Cairn Energy plans to return $700 million (£500m) to investors as it moves to end a long-running tax dispute in India at what looks like a high price.
The Edinburgh-based oil and gas firm was in line to receive $1.7bn after an international tribunal found in its favour in December. The dispute dates from 2014 when the Government of India seized assets held by Cairn in the country.
Cairn has resorted to measures such as freezing properties in Paris owned by the government in order to try to enforce the tribunal award.
Cairn said yesterday that it is close to agreeing a compromise with the Indian Government under which it will accept around $700m less than it stood to get.
“The expected near-term resolution of the India tax dispute would result in a refund to Cairn by the Government of India of INR 79bn (approximately US$1.06bn),” the company said.
“In accepting the terms of the new legislation in India, Cairn would be required to withdraw its international arbitration award claim, interest and costs and to end all legal enforcement actions in order to be eligible for the refund.”

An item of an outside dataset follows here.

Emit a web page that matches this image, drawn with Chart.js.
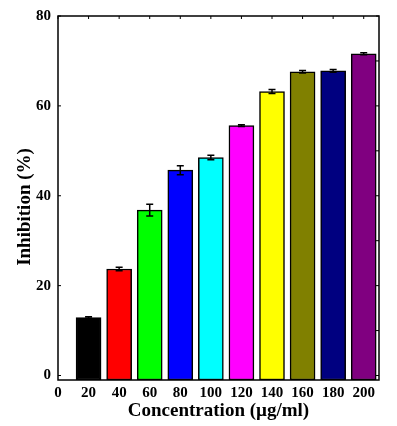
<!DOCTYPE html>
<html>
<head>
<meta charset="utf-8">
<script src="https://cdn.jsdelivr.net/npm/chart.js@4/dist/chart.umd.min.js"></script>
<style>
  html, body { margin: 0; padding: 0; background: #fff; }
</style>
</head>
<body>
<canvas id="inhibition-chart" width="397" height="426"></canvas>
<script>
const concentrations = [20, 40, 60, 80, 100, 120, 140, 160, 180, 200];
const inhibition = [12.9, 23.7, 36.8, 45.7, 48.5, 55.6, 63.2, 67.6, 67.8, 71.6];
const errors = [0.2, 0.4, 1.3, 1.0, 0.5, 0.2, 0.45, 0.3, 0.3, 0.2];
const barColors = ['#000000', '#FF0000', '#00FF00', '#0000FF', '#00FFFF', '#FF00FF', '#FFFF00', '#808000', '#000080', '#800080'];
const xTicks = [0, 20, 40, 60, 80, 100, 120, 140, 160, 180, 200];
const yTicks = [0, 20, 40, 60, 80];
const yMinorTicks = [0, 10, 20, 30, 40, 50, 60, 70, 80];
const yTitle = 'Inhibition (%)';

const serif = "'Liberation Serif', 'Times New Roman', serif";

// error bars, frame, inward ticks and the y title
const extras = {
  id: 'extras',
  afterDatasetsDraw(chart) {
    const {ctx, chartArea: a, scales: {x, y}} = chart;
    ctx.save();
    ctx.strokeStyle = '#000';
    ctx.lineWidth = 1.5;
    concentrations.forEach((c, i) => {
      const px = x.getPixelForValue(c);
      const top = y.getPixelForValue(inhibition[i] + errors[i]);
      const bot = y.getPixelForValue(inhibition[i] - errors[i]);
      ctx.beginPath();
      ctx.moveTo(px, top); ctx.lineTo(px, bot);
      ctx.moveTo(px - 3.5, top); ctx.lineTo(px + 3.5, top);
      ctx.moveTo(px - 3.5, bot); ctx.lineTo(px + 3.5, bot);
      ctx.stroke();
    });
    ctx.strokeRect(a.left, a.top, a.right - a.left, a.bottom - a.top);
    ctx.lineWidth = 1;
    ctx.beginPath();
    yTicks.forEach((v) => {
      const py = y.getPixelForValue(v);
      ctx.moveTo(a.left, py); ctx.lineTo(a.left + 3, py);
    });
    yMinorTicks.forEach((v) => {
      const py = y.getPixelForValue(v);
      ctx.moveTo(a.right, py); ctx.lineTo(a.right - 3, py);
    });
    xTicks.forEach((v) => {
      const px = x.getPixelForValue(v);
      ctx.moveTo(px, a.top); ctx.lineTo(px, a.top + 3);
    });
    ctx.stroke();

    ctx.translate(25, (a.top + a.bottom) / 2 + 9);
    ctx.rotate(-Math.PI / 2);
    ctx.fillStyle = '#000';
    ctx.font = `bold 19px ${serif}`;
    ctx.textAlign = 'center';
    ctx.textBaseline = 'middle';
    ctx.fillText(yTitle, 0, 0);
    ctx.restore();
  }
};

new Chart(document.getElementById('inhibition-chart'), {
  type: 'bar',
  data: {
    datasets: [{
      data: concentrations.map((c, i) => ({x: c, y: inhibition[i]})),
      backgroundColor: barColors,
      borderColor: '#000',
      borderWidth: 1.5,
      borderSkipped: false,
      barThickness: 25,
      base: -1,
    }],
  },
  options: {
    responsive: false,
    animation: false,
    devicePixelRatio: 1,
    layout: {padding: {top: 14, right: 18, left: 0, bottom: 0}},
    plugins: {legend: {display: false}, tooltip: {enabled: false}},
    scales: {
      x: {
        type: 'linear',
        offset: false,
        min: 0,
        max: 210,
        afterFit: (s) => { s.height = 46; },
        afterBuildTicks: (s) => { s.ticks = xTicks.map((v) => ({value: v})); },
        grid: {display: false, drawTicks: false},
        border: {display: false},
        ticks: {color: '#000', padding: 4, maxRotation: 0, autoSkip: false, font: {family: serif, size: 15, weight: 'bold'}},
        title: {display: true, text: 'Concentration (µg/ml)', color: '#000', padding: {top: 0}, font: {family: serif, size: 19, weight: 'bold'}},
      },
      y: {
        min: -1,
        max: 80,
        afterFit: (s) => { s.width = 58; },
        afterBuildTicks: (s) => { s.ticks = yTicks.map((v) => ({value: v})); },
        grid: {display: false, drawTicks: false},
        border: {display: false},
        ticks: {color: '#000', padding: 7, font: {family: serif, size: 15, weight: 'bold'}},
        title: {display: false},
      },
    },
  },
  plugins: [extras],
});
</script>
</body>
</html>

However, chief executive Simon Thomson said it would make good commercial sense for Cairn to accept the settlement proposed.
“What we’re accepting is the return of the monies that were taken from us in 2014; the separate arbitration awarded interest and costs but the arbitration had to be enforced by us,” he told reporters.
“When we look at the background of multiple years of cost and time spent on enforcing assets against a pragmatic settlement today that gets us the return of the capital that was taken from us and allows us the certainty of returns and the ability to move the story on, that absolutely in our minds is the right thing to do.”
The settlement should pave the way to the company making big payouts to investors while leaving it with more money to invest in its portfolio, which includes assets in areas ranging from the North Sea to Mexico.
Cairn said: “Payment of the tax refund would enable a proposed return to shareholders of up to US$700m, via a special dividend of US$500m and a share buyback programme of up to US$200m. The remainder of the proceeds would be allocated to further expansion of the low cost, sustainable production base.”
The proposed arrangement would allow directors to draw a line under a saga which has absorbed lots of management attention and entailed hefty legal fees.
Mr Thomson has made numerous visits to India in recent years.
The dispute concerns events leading up to the flotation of Cairn’s former subsidiary in India in 2007.
The business owns bumper finds made by Cairn in India under the leadership of its founder Sir Bill Gammell, whom Mr Thomson succeeded in 2011.
Cairn Energy sold a majority stake in the Indian firm to Vedanta Resources for $5.5bn in 2011, and paid $3.5bn of the proceeds to shareholders.
Under Mr Thomson, Cairn has built a balanced portfolio which combines potentially transformational exploration work in areas in which there has been relatively little drilling with lower risk activity in areas such as the North Sea.
In recent months the company has agreed deals to sell stakes in two big producing fields in the UK North Sea for $460m and to buy a half share in a big portfolio in Egypt from Shell for $320m.
Mr Thomson decided the Egyptian portfolio offered better growth potential than the Catcher and Kraken fields, which the company developed off Scotland with Premier Oil and EnQuest respectively.
However, Cairn has made clear still sees potential in the North Sea.
It recently agreed to buy in to exploration acreage held by North Sea minnow Deltic Energy, amid vocal opposition to activity in the area on the part of environmentalists.
Mr Thomson said; “I think as part of an overall solution there’s still very much a role for the North Sea.”
He said production from the North Sea could help ensure the security of supplies for the UK, an important consideration given the amount of hydrocarbons the country continues to import.
It can also provide support on an industrial scale for the required energy transition.
For example, Mr Thomson noted that Deltic is working on prospects that could provide gas for use in the production of hydrogen at Bacton, where carbon capture and storage facilities are planned.
Cairn said it has accelerated its Net Zero target to 2040 or earlier, from 2050. The company will focus on avoiding, reducing, substituting and sequestering carbon with offsetting for the hardest to abate emissions.
Mr Thomson said Cairn is well-placed for growth, with $340m cash at June 30 and no debt.
Cairn paid investors $257m in January after the $400m sale of its Senegal operation, which made a big find. Last month Cairn found oil off Mexico.
It has aways insisted it has paid all taxes due in India.